▶ **WHAT IS REQUIRED**: Begin at the first line and end at the line containing "60,42,28,14,7,5];". Extract exactly those lines.

▶ **DATA BLOCK**:
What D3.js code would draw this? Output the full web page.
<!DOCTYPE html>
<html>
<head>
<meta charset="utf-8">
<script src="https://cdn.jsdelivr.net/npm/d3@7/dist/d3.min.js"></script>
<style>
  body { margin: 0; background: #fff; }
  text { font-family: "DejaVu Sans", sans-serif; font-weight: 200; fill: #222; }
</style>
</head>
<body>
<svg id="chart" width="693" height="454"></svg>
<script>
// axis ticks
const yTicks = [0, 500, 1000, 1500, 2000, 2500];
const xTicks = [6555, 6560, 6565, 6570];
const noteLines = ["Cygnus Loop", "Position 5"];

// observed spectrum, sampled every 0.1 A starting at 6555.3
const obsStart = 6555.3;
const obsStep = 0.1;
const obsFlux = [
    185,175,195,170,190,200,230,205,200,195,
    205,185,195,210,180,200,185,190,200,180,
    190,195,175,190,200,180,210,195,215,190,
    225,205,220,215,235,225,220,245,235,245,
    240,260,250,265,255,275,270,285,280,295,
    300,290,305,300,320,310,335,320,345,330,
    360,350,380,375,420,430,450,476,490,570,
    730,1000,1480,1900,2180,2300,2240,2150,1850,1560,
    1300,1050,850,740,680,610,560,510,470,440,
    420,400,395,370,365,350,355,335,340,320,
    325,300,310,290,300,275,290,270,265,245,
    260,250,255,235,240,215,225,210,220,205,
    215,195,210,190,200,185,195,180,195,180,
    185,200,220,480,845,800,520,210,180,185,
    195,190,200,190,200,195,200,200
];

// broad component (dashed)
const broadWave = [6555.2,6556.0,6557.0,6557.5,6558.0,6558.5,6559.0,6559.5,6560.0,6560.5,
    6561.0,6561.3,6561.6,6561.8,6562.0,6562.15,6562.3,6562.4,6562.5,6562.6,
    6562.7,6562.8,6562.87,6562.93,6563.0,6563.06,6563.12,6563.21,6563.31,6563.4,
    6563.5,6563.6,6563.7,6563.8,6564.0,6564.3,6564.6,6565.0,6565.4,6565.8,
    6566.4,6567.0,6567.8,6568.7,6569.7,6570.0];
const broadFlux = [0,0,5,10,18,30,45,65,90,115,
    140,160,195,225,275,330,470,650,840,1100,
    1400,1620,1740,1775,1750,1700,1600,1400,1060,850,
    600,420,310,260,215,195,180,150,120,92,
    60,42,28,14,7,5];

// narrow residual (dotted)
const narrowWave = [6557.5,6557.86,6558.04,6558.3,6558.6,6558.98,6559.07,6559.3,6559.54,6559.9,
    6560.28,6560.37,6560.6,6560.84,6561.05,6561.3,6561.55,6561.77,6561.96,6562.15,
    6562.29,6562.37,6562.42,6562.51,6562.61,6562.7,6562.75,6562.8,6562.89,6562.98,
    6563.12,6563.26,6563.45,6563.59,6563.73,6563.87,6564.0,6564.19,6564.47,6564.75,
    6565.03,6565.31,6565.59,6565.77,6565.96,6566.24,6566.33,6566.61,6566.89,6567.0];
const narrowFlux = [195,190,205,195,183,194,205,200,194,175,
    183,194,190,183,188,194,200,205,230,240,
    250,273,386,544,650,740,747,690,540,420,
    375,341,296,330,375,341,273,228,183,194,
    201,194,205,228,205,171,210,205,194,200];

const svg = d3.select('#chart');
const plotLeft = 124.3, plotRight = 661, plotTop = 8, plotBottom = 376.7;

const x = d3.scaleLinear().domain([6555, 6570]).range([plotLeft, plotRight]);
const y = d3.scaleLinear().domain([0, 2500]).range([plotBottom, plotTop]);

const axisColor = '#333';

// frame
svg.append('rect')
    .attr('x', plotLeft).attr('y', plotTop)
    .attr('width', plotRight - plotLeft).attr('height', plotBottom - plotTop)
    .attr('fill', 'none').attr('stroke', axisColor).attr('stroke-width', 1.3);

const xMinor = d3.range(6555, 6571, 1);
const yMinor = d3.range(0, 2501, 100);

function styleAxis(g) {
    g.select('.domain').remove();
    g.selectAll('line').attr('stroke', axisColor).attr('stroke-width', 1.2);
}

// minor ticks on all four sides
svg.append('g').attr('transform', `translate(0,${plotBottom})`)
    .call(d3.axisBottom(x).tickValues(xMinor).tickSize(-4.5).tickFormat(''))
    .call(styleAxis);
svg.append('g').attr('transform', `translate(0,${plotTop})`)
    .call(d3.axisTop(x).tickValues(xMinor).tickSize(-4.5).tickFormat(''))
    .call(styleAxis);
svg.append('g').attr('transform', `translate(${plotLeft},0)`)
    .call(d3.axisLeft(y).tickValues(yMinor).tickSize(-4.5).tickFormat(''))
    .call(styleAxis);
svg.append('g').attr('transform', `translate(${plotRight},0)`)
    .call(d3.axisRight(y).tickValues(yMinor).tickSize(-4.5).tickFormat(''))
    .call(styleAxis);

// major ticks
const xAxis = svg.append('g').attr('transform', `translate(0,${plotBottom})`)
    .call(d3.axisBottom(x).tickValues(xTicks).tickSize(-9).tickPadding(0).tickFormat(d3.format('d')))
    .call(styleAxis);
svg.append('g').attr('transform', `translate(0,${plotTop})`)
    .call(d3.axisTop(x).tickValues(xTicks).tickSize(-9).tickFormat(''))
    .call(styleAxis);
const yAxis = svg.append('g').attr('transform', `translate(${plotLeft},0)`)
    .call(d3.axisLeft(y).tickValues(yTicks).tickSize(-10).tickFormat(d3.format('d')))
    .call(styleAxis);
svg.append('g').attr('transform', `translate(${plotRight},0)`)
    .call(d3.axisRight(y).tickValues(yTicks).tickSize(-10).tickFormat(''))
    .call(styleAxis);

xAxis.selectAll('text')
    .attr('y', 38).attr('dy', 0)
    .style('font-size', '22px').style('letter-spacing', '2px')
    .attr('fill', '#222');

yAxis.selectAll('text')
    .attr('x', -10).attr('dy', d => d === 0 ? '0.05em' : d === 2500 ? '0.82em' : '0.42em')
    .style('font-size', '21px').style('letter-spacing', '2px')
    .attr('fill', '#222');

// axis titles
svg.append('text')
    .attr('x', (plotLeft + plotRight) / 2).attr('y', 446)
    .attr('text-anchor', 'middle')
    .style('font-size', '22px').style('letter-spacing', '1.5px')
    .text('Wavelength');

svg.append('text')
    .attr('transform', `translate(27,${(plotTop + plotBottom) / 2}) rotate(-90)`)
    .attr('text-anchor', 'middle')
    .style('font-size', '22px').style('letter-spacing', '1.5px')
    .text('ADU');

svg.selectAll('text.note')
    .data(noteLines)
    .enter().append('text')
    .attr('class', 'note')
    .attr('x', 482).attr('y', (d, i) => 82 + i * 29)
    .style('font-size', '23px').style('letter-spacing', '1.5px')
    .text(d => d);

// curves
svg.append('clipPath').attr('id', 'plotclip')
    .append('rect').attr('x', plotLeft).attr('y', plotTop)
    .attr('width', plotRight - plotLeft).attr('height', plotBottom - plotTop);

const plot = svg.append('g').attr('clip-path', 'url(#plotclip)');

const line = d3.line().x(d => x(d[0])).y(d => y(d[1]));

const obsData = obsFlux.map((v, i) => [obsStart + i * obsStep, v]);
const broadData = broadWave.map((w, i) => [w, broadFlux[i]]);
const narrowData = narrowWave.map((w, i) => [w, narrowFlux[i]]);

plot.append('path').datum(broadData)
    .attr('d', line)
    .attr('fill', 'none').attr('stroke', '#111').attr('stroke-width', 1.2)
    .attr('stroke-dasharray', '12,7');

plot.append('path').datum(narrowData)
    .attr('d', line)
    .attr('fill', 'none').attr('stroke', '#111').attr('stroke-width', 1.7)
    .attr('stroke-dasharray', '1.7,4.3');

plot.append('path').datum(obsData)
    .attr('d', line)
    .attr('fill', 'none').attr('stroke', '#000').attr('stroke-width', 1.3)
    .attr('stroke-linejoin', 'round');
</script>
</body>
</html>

▶ **ANSWER TO THIS PROBLEM**:
What D3.js code would draw this? Output the full web page.
<!DOCTYPE html>
<html>
<head>
<meta charset="utf-8">
<script src="https://cdn.jsdelivr.net/npm/d3@7/dist/d3.min.js"></script>
<style>
  body { margin: 0; background: #fff; }
  text { font-family: "DejaVu Sans", sans-serif; font-weight: 200; fill: #222; }
</style>
</head>
<body>
<svg id="chart" width="693" height="454"></svg>
<script>
// axis ticks
const yTicks = [0, 500, 1000, 1500, 2000, 2500];
const xTicks = [6555, 6560, 6565, 6570];
const noteLines = ["Cygnus Loop", "Position 5"];

// observed spectrum, sampled every 0.1 A starting at 6555.3
const obsStart = 6555.3;
const obsStep = 0.1;
const obsFlux = [
    185,175,195,170,190,200,230,205,200,195,
    205,185,195,210,180,200,185,190,200,180,
    190,195,175,190,200,180,210,195,215,190,
    225,205,220,215,235,225,220,245,235,245,
    240,260,250,265,255,275,270,285,280,295,
    300,290,305,300,320,310,335,320,345,330,
    360,350,380,375,420,430,450,476,490,570,
    730,1000,1480,1900,2180,2300,2240,2150,1850,1560,
    1300,1050,850,740,680,610,560,510,470,440,
    420,400,395,370,365,350,355,335,340,320,
    325,300,310,290,300,275,290,270,265,245,
    260,250,255,235,240,215,225,210,220,205,
    215,195,210,190,200,185,195,180,195,180,
    185,200,220,480,845,800,520,210,180,185,
    195,190,200,190,200,195,200,200
];

// broad component (dashed)
const broadWave = [6555.2,6556.0,6557.0,6557.5,6558.0,6558.5,6559.0,6559.5,6560.0,6560.5,
    6561.0,6561.3,6561.6,6561.8,6562.0,6562.15,6562.3,6562.4,6562.5,6562.6,
    6562.7,6562.8,6562.87,6562.93,6563.0,6563.06,6563.12,6563.21,6563.31,6563.4,
    6563.5,6563.6,6563.7,6563.8,6564.0,6564.3,6564.6,6565.0,6565.4,6565.8,
    6566.4,6567.0,6567.8,6568.7,6569.7,6570.0];
const broadFlux = [0,0,5,10,18,30,45,65,90,115,
    140,160,195,225,275,330,470,650,840,1100,
    1400,1620,1740,1775,1750,1700,1600,1400,1060,850,
    600,420,310,260,215,195,180,150,120,92,
    60,42,28,14,7,5];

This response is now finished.